[START Provided data]
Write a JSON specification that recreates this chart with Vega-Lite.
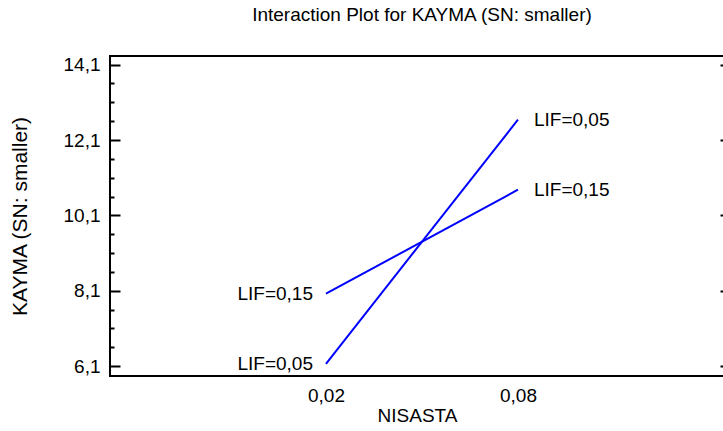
{
  "$schema": "https://vega.github.io/schema/vega-lite/v6.json",
  "width": 614,
  "height": 320,
  "autosize": {"type": "none"},
  "padding": {"left": 110, "top": 56, "right": 0, "bottom": 55},
  "background": "white",
  "config": {
    "font": "Liberation Sans",
    "view": {"stroke": "black", "strokeWidth": 2},
    "text": {"font": "Liberation Sans"},
    "axis": {"labelFont": "Liberation Sans", "titleFont": "Liberation Sans", "labelColor": "black", "titleColor": "black", "titleFontWeight": "normal", "grid": false}
  },
  "title": {
    "text": "Interaction Plot for KAYMA (SN: smaller)",
    "font": "Liberation Sans",
    "fontSize": 19,
    "fontWeight": "normal",
    "color": "black",
    "anchor": "middle",
    "dx": 5,
    "offset": 31
  },
  "data": {
    "values": [
      {"NISASTA": 0.02, "KAYMA": 6.16, "LIF": "0,05", "label": "LIF=0,05"},
      {"NISASTA": 0.08, "KAYMA": 12.64, "LIF": "0,05", "label": "LIF=0,05"},
      {"NISASTA": 0.02, "KAYMA": 8.02, "LIF": "0,15", "label": "LIF=0,15"},
      {"NISASTA": 0.08, "KAYMA": 10.78, "LIF": "0,15", "label": "LIF=0,15"}
    ]
  },
  "resolve": {"scale": {"y": "shared", "x": "shared"}, "axis": {"y": "independent", "x": "independent"}},
  "layer": [
    {
      "mark": {"type": "line", "color": "#0000ff", "strokeWidth": 2},
      "encoding": {
        "x": {
          "field": "NISASTA", "type": "quantitative",
          "scale": {"domain": [-0.0475, 0.1444], "nice": false, "zero": false},
          "axis": {
            "values": [0.02, 0.08],
            "ticks": false,
            "domain": false,
            "labelFontSize": 19,
            "labelPadding": 10,
            "labelExpr": "replace(format(datum.value, '.2f'), '.', ',')",
            "title": "NISASTA",
            "titleFontSize": 19,
            "titlePadding": 1
          }
        },
        "y": {
          "field": "KAYMA", "type": "quantitative",
          "scale": {"domain": [5.835, 14.33], "nice": false, "zero": false},
          "axis": {
            "values": [6.1, 6.6, 7.1, 7.6, 8.1, 8.6, 9.1, 9.6, 10.1, 10.6, 11.1, 11.6, 12.1, 12.6, 13.1, 13.6, 14.1],
            "domain": false,
            "tickColor": "black",
            "tickWidth": 2,
            "tickSize": {"condition": {"test": "abs(((datum.value - 6.1) / 2) - round((datum.value - 6.1) / 2)) < 0.01", "value": -10}, "value": -4},
            "labelFontSize": 19,
            "labelPadding": 20,
            "labelExpr": "abs(((datum.value - 6.1) / 2) - round((datum.value - 6.1) / 2)) < 0.01 ? replace(format(datum.value, '.1f'), '.', ',') : ''",
            "title": "KAYMA (SN: smaller)",
            "titleFontSize": 21,
            "titlePadding": 33
          }
        },
        "detail": {"field": "LIF"}
      }
    },
    {
      "transform": [{"filter": "datum.NISASTA < 0.05"}],
      "mark": {"type": "text", "align": "right", "baseline": "middle", "dx": -13, "font": "Liberation Sans", "fontSize": 19, "color": "black"},
      "encoding": {
        "x": {"field": "NISASTA", "type": "quantitative", "axis": null},
        "y": {"field": "KAYMA", "type": "quantitative", "axis": null},
        "text": {"field": "label"}
      }
    },
    {
      "transform": [{"filter": "datum.NISASTA > 0.05"}],
      "mark": {"type": "text", "align": "left", "baseline": "middle", "dx": 16, "font": "Liberation Sans", "fontSize": 19, "color": "black"},
      "encoding": {
        "x": {"field": "NISASTA", "type": "quantitative", "axis": null},
        "y": {"field": "KAYMA", "type": "quantitative", "axis": null},
        "text": {"field": "label"}
      }
    },
    {
      "mark": {"type": "point", "opacity": 0},
      "encoding": {
        "x": {"field": "NISASTA", "type": "quantitative", "axis": null},
        "y": {
          "field": "KAYMA", "type": "quantitative",
          "axis": {"orient": "right", "values": [6.1, 8.1, 10.1, 12.1, 14.1], "domain": false, "labels": false, "tickColor": "black", "tickWidth": 2, "tickSize": -4, "title": null}
        }
      }
    }
  ]
}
[END Provided data]
* _Brief_
Skip every picture and transcribe the data above exactly.

* _Complete answer_
Write a JSON specification that recreates this chart with Vega-Lite.
{
  "$schema": "https://vega.github.io/schema/vega-lite/v6.json",
  "width": 614,
  "height": 320,
  "autosize": {"type": "none"},
  "padding": {"left": 110, "top": 56, "right": 0, "bottom": 55},
  "background": "white",
  "config": {
    "font": "Liberation Sans",
    "view": {"stroke": "black", "strokeWidth": 2},
    "text": {"font": "Liberation Sans"},
    "axis": {"labelFont": "Liberation Sans", "titleFont": "Liberation Sans", "labelColor": "black", "titleColor": "black", "titleFontWeight": "normal", "grid": false}
  },
  "title": {
    "text": "Interaction Plot for KAYMA (SN: smaller)",
    "font": "Liberation Sans",
    "fontSize": 19,
    "fontWeight": "normal",
    "color": "black",
    "anchor": "middle",
    "dx": 5,
    "offset": 31
  },
  "data": {
    "values": [
      {"NISASTA": 0.02, "KAYMA": 6.16, "LIF": "0,05", "label": "LIF=0,05"},
      {"NISASTA": 0.08, "KAYMA": 12.64, "LIF": "0,05", "label": "LIF=0,05"},
      {"NISASTA": 0.02, "KAYMA": 8.02, "LIF": "0,15", "label": "LIF=0,15"},
      {"NISASTA": 0.08, "KAYMA": 10.78, "LIF": "0,15", "label": "LIF=0,15"}
    ]
  },
  "resolve": {"scale": {"y": "shared", "x": "shared"}, "axis": {"y": "independent", "x": "independent"}},
  "layer": [
    {
      "mark": {"type": "line", "color": "#0000ff", "strokeWidth": 2},
      "encoding": {
        "x": {
          "field": "NISASTA", "type": "quantitative",
          "scale": {"domain": [-0.0475, 0.1444], "nice": false, "zero": false},
          "axis": {
            "values": [0.02, 0.08],
            "ticks": false,
            "domain": false,
            "labelFontSize": 19,
            "labelPadding": 10,
            "labelExpr": "replace(format(datum.value, '.2f'), '.', ',')",
            "title": "NISASTA",
            "titleFontSize": 19,
            "titlePadding": 1
          }
        },
        "y": {
          "field": "KAYMA", "type": "quantitative",
          "scale": {"domain": [5.835, 14.33], "nice": false, "zero": false},
          "axis": {
            "values": [6.1, 6.6, 7.1, 7.6, 8.1, 8.6, 9.1, 9.6, 10.1, 10.6, 11.1, 11.6, 12.1, 12.6, 13.1, 13.6, 14.1],
            "domain": false,
            "tickColor": "black",
            "tickWidth": 2,
            "tickSize": {"condition": {"test": "abs(((datum.value - 6.1) / 2) - round((datum.value - 6.1) / 2)) < 0.01", "value": -10}, "value": -4},
            "labelFontSize": 19,
            "labelPadding": 20,
            "labelExpr": "abs(((datum.value - 6.1) / 2) - round((datum.value - 6.1) / 2)) < 0.01 ? replace(format(datum.value, '.1f'), '.', ',') : ''",
            "title": "KAYMA (SN: smaller)",
            "titleFontSize": 21,
            "titlePadding": 33
          }
        },
        "detail": {"field": "LIF"}
      }
    },
    {
      "transform": [{"filter": "datum.NISASTA < 0.05"}],
      "mark": {"type": "text", "align": "right", "baseline": "middle", "dx": -13, "font": "Liberation Sans", "fontSize": 19, "color": "black"},
      "encoding": {
        "x": {"field": "NISASTA", "type": "quantitative", "axis": null},
        "y": {"field": "KAYMA", "type": "quantitative", "axis": null},
        "text": {"field": "label"}
      }
    },
    {
      "transform": [{"filter": "datum.NISASTA > 0.05"}],
      "mark": {"type": "text", "align": "left", "baseline": "middle", "dx": 16, "font": "Liberation Sans", "fontSize": 19, "color": "black"},
      "encoding": {
        "x": {"field": "NISASTA", "type": "quantitative", "axis": null},
        "y": {"field": "KAYMA", "type": "quantitative", "axis": null},
        "text": {"field": "label"}
      }
    },
    {
      "mark": {"type": "point", "opacity": 0},
      "encoding": {
        "x": {"field": "NISASTA", "type": "quantitative", "axis": null},
        "y": {
          "field": "KAYMA", "type": "quantitative",
          "axis": {"orient": "right", "values": [6.1, 8.1, 10.1, 12.1, 14.1], "domain": false, "labels": false, "tickColor": "black", "tickWidth": 2, "tickSize": -4, "title": null}
        }
      }
    }
  ]
}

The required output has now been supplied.